Records contained in a dataset
——

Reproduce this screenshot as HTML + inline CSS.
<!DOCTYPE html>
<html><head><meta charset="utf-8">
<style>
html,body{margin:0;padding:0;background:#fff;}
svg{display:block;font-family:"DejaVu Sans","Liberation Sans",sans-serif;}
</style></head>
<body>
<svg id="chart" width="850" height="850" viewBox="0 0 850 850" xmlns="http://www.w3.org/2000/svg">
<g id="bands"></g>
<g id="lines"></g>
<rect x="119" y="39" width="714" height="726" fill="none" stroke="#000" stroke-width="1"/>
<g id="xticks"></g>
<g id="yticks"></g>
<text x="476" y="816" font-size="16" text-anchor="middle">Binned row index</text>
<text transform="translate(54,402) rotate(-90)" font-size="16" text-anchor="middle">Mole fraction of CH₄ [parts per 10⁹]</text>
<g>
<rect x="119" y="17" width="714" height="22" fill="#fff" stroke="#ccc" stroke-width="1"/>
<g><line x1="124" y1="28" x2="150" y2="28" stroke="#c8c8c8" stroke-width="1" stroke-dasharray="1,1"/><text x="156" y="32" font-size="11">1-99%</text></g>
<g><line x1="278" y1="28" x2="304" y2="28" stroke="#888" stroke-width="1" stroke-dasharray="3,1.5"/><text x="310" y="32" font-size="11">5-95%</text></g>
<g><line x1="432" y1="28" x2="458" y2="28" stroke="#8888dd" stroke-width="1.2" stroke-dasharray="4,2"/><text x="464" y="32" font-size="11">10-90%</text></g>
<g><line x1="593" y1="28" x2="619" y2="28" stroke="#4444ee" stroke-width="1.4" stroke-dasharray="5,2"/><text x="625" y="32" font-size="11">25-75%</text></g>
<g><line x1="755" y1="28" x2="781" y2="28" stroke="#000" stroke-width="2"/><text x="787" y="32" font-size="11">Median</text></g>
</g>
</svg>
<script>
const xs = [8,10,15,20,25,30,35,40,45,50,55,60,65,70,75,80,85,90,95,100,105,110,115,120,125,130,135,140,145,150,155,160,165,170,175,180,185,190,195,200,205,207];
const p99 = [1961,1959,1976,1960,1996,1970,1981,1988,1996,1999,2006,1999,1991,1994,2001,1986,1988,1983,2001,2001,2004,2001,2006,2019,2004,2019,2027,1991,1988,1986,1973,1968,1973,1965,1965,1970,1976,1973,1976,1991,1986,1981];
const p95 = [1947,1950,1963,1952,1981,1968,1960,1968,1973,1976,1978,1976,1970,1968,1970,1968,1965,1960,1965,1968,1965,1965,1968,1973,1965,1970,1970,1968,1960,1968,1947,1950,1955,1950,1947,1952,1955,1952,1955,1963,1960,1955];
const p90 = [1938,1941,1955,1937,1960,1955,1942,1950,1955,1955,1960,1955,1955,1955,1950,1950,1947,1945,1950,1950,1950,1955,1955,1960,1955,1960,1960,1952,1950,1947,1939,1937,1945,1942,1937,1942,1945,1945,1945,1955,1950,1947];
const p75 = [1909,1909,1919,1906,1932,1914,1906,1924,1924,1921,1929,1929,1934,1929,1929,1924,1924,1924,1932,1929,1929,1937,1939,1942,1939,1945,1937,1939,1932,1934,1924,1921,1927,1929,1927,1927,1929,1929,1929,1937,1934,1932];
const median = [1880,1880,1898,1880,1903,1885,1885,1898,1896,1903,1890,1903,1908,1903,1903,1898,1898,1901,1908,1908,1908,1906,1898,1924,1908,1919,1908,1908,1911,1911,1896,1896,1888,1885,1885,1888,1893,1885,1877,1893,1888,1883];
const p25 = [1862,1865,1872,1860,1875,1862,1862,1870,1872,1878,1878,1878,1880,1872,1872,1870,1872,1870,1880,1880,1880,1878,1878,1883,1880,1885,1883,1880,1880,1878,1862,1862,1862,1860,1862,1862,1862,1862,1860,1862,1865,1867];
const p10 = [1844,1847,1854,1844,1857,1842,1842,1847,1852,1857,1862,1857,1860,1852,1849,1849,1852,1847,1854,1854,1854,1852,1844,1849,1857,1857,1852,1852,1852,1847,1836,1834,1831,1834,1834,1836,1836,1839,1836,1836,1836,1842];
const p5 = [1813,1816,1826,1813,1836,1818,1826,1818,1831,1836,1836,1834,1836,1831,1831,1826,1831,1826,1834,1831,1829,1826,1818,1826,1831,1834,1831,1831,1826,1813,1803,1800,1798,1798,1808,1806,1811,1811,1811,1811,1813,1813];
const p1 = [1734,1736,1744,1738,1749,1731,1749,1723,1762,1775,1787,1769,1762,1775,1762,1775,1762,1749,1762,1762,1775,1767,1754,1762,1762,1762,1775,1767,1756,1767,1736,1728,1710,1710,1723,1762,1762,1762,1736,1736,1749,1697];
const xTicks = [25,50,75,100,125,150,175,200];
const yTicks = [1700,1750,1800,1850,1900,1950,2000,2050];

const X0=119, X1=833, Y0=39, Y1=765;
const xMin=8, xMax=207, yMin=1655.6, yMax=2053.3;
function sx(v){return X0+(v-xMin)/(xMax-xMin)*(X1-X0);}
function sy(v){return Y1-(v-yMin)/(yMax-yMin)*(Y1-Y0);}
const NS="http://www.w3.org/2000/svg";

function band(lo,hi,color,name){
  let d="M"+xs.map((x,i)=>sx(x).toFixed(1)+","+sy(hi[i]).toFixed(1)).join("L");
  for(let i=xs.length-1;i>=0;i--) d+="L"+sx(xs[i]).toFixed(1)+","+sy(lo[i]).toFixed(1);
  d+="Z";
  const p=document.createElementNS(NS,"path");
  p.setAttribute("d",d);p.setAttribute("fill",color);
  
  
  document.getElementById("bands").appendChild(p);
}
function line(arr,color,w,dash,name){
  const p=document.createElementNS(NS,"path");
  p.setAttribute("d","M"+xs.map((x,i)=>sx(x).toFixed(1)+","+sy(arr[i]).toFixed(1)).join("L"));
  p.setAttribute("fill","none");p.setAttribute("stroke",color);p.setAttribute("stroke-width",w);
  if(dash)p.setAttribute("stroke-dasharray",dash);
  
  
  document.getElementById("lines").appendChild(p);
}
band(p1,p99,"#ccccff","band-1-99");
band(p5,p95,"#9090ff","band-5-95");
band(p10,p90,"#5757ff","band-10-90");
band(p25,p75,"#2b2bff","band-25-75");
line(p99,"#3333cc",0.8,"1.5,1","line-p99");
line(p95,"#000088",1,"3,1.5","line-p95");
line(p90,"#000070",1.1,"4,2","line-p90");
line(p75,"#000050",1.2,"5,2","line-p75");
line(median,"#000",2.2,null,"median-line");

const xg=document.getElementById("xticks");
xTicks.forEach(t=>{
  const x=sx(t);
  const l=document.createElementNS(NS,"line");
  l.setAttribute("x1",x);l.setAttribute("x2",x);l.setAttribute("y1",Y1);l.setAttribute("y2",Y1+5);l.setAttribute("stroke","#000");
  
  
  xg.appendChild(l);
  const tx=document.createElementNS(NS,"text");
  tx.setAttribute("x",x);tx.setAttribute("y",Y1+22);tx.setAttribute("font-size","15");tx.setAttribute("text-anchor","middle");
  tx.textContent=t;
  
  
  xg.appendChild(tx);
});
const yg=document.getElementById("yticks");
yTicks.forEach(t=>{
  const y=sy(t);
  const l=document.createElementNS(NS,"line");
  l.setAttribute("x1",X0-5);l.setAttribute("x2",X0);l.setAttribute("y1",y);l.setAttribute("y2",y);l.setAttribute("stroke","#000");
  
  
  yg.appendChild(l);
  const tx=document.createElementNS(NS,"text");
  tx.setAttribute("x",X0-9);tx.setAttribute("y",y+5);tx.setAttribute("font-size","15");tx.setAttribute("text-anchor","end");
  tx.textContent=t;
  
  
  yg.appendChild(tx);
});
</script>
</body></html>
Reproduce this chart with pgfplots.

——

STATED TASK: Extract each line of the listing above, copying it word for word.

REPLY:
Reproduce this screenshot as HTML + inline CSS.
<!DOCTYPE html>
<html><head><meta charset="utf-8">
<style>
html,body{margin:0;padding:0;background:#fff;}
svg{display:block;font-family:"DejaVu Sans","Liberation Sans",sans-serif;}
</style></head>
<body>
<svg id="chart" width="850" height="850" viewBox="0 0 850 850" xmlns="http://www.w3.org/2000/svg">
<g id="bands"></g>
<g id="lines"></g>
<rect x="119" y="39" width="714" height="726" fill="none" stroke="#000" stroke-width="1"/>
<g id="xticks"></g>
<g id="yticks"></g>
<text x="476" y="816" font-size="16" text-anchor="middle">Binned row index</text>
<text transform="translate(54,402) rotate(-90)" font-size="16" text-anchor="middle">Mole fraction of CH₄ [parts per 10⁹]</text>
<g>
<rect x="119" y="17" width="714" height="22" fill="#fff" stroke="#ccc" stroke-width="1"/>
<g><line x1="124" y1="28" x2="150" y2="28" stroke="#c8c8c8" stroke-width="1" stroke-dasharray="1,1"/><text x="156" y="32" font-size="11">1-99%</text></g>
<g><line x1="278" y1="28" x2="304" y2="28" stroke="#888" stroke-width="1" stroke-dasharray="3,1.5"/><text x="310" y="32" font-size="11">5-95%</text></g>
<g><line x1="432" y1="28" x2="458" y2="28" stroke="#8888dd" stroke-width="1.2" stroke-dasharray="4,2"/><text x="464" y="32" font-size="11">10-90%</text></g>
<g><line x1="593" y1="28" x2="619" y2="28" stroke="#4444ee" stroke-width="1.4" stroke-dasharray="5,2"/><text x="625" y="32" font-size="11">25-75%</text></g>
<g><line x1="755" y1="28" x2="781" y2="28" stroke="#000" stroke-width="2"/><text x="787" y="32" font-size="11">Median</text></g>
</g>
</svg>
<script>
const xs = [8,10,15,20,25,30,35,40,45,50,55,60,65,70,75,80,85,90,95,100,105,110,115,120,125,130,135,140,145,150,155,160,165,170,175,180,185,190,195,200,205,207];
const p99 = [1961,1959,1976,1960,1996,1970,1981,1988,1996,1999,2006,1999,1991,1994,2001,1986,1988,1983,2001,2001,2004,2001,2006,2019,2004,2019,2027,1991,1988,1986,1973,1968,1973,1965,1965,1970,1976,1973,1976,1991,1986,1981];
const p95 = [1947,1950,1963,1952,1981,1968,1960,1968,1973,1976,1978,1976,1970,1968,1970,1968,1965,1960,1965,1968,1965,1965,1968,1973,1965,1970,1970,1968,1960,1968,1947,1950,1955,1950,1947,1952,1955,1952,1955,1963,1960,1955];
const p90 = [1938,1941,1955,1937,1960,1955,1942,1950,1955,1955,1960,1955,1955,1955,1950,1950,1947,1945,1950,1950,1950,1955,1955,1960,1955,1960,1960,1952,1950,1947,1939,1937,1945,1942,1937,1942,1945,1945,1945,1955,1950,1947];
const p75 = [1909,1909,1919,1906,1932,1914,1906,1924,1924,1921,1929,1929,1934,1929,1929,1924,1924,1924,1932,1929,1929,1937,1939,1942,1939,1945,1937,1939,1932,1934,1924,1921,1927,1929,1927,1927,1929,1929,1929,1937,1934,1932];
const median = [1880,1880,1898,1880,1903,1885,1885,1898,1896,1903,1890,1903,1908,1903,1903,1898,1898,1901,1908,1908,1908,1906,1898,1924,1908,1919,1908,1908,1911,1911,1896,1896,1888,1885,1885,1888,1893,1885,1877,1893,1888,1883];
const p25 = [1862,1865,1872,1860,1875,1862,1862,1870,1872,1878,1878,1878,1880,1872,1872,1870,1872,1870,1880,1880,1880,1878,1878,1883,1880,1885,1883,1880,1880,1878,1862,1862,1862,1860,1862,1862,1862,1862,1860,1862,1865,1867];
const p10 = [1844,1847,1854,1844,1857,1842,1842,1847,1852,1857,1862,1857,1860,1852,1849,1849,1852,1847,1854,1854,1854,1852,1844,1849,1857,1857,1852,1852,1852,1847,1836,1834,1831,1834,1834,1836,1836,1839,1836,1836,1836,1842];
const p5 = [1813,1816,1826,1813,1836,1818,1826,1818,1831,1836,1836,1834,1836,1831,1831,1826,1831,1826,1834,1831,1829,1826,1818,1826,1831,1834,1831,1831,1826,1813,1803,1800,1798,1798,1808,1806,1811,1811,1811,1811,1813,1813];
const p1 = [1734,1736,1744,1738,1749,1731,1749,1723,1762,1775,1787,1769,1762,1775,1762,1775,1762,1749,1762,1762,1775,1767,1754,1762,1762,1762,1775,1767,1756,1767,1736,1728,1710,1710,1723,1762,1762,1762,1736,1736,1749,1697];
const xTicks = [25,50,75,100,125,150,175,200];
const yTicks = [1700,1750,1800,1850,1900,1950,2000,2050];

const X0=119, X1=833, Y0=39, Y1=765;
const xMin=8, xMax=207, yMin=1655.6, yMax=2053.3;
function sx(v){return X0+(v-xMin)/(xMax-xMin)*(X1-X0);}
function sy(v){return Y1-(v-yMin)/(yMax-yMin)*(Y1-Y0);}
const NS="http://www.w3.org/2000/svg";

function band(lo,hi,color,name){
  let d="M"+xs.map((x,i)=>sx(x).toFixed(1)+","+sy(hi[i]).toFixed(1)).join("L");
  for(let i=xs.length-1;i>=0;i--) d+="L"+sx(xs[i]).toFixed(1)+","+sy(lo[i]).toFixed(1);
  d+="Z";
  const p=document.createElementNS(NS,"path");
  p.setAttribute("d",d);p.setAttribute("fill",color);
  
  
  document.getElementById("bands").appendChild(p);
}
function line(arr,color,w,dash,name){
  const p=document.createElementNS(NS,"path");
  p.setAttribute("d","M"+xs.map((x,i)=>sx(x).toFixed(1)+","+sy(arr[i]).toFixed(1)).join("L"));
  p.setAttribute("fill","none");p.setAttribute("stroke",color);p.setAttribute("stroke-width",w);
  if(dash)p.setAttribute("stroke-dasharray",dash);
  
  
  document.getElementById("lines").appendChild(p);
}
band(p1,p99,"#ccccff","band-1-99");
band(p5,p95,"#9090ff","band-5-95");
band(p10,p90,"#5757ff","band-10-90");
band(p25,p75,"#2b2bff","band-25-75");
line(p99,"#3333cc",0.8,"1.5,1","line-p99");
line(p95,"#000088",1,"3,1.5","line-p95");
line(p90,"#000070",1.1,"4,2","line-p90");
line(p75,"#000050",1.2,"5,2","line-p75");
line(median,"#000",2.2,null,"median-line");

const xg=document.getElementById("xticks");
xTicks.forEach(t=>{
  const x=sx(t);
  const l=document.createElementNS(NS,"line");
  l.setAttribute("x1",x);l.setAttribute("x2",x);l.setAttribute("y1",Y1);l.setAttribute("y2",Y1+5);l.setAttribute("stroke","#000");
  
  
  xg.appendChild(l);
  const tx=document.createElementNS(NS,"text");
  tx.setAttribute("x",x);tx.setAttribute("y",Y1+22);tx.setAttribute("font-size","15");tx.setAttribute("text-anchor","middle");
  tx.textContent=t;
  
  
  xg.appendChild(tx);
});
const yg=document.getElementById("yticks");
yTicks.forEach(t=>{
  const y=sy(t);
  const l=document.createElementNS(NS,"line");
  l.setAttribute("x1",X0-5);l.setAttribute("x2",X0);l.setAttribute("y1",y);l.setAttribute("y2",y);l.setAttribute("stroke","#000");
  
  
  yg.appendChild(l);
  const tx=document.createElementNS(NS,"text");
  tx.setAttribute("x",X0-9);tx.setAttribute("y",y+5);tx.setAttribute("font-size","15");tx.setAttribute("text-anchor","end");
  tx.textContent=t;
  
  
  yg.appendChild(tx);
});
</script>
</body></html>
Reproduce this chart with pgfplots.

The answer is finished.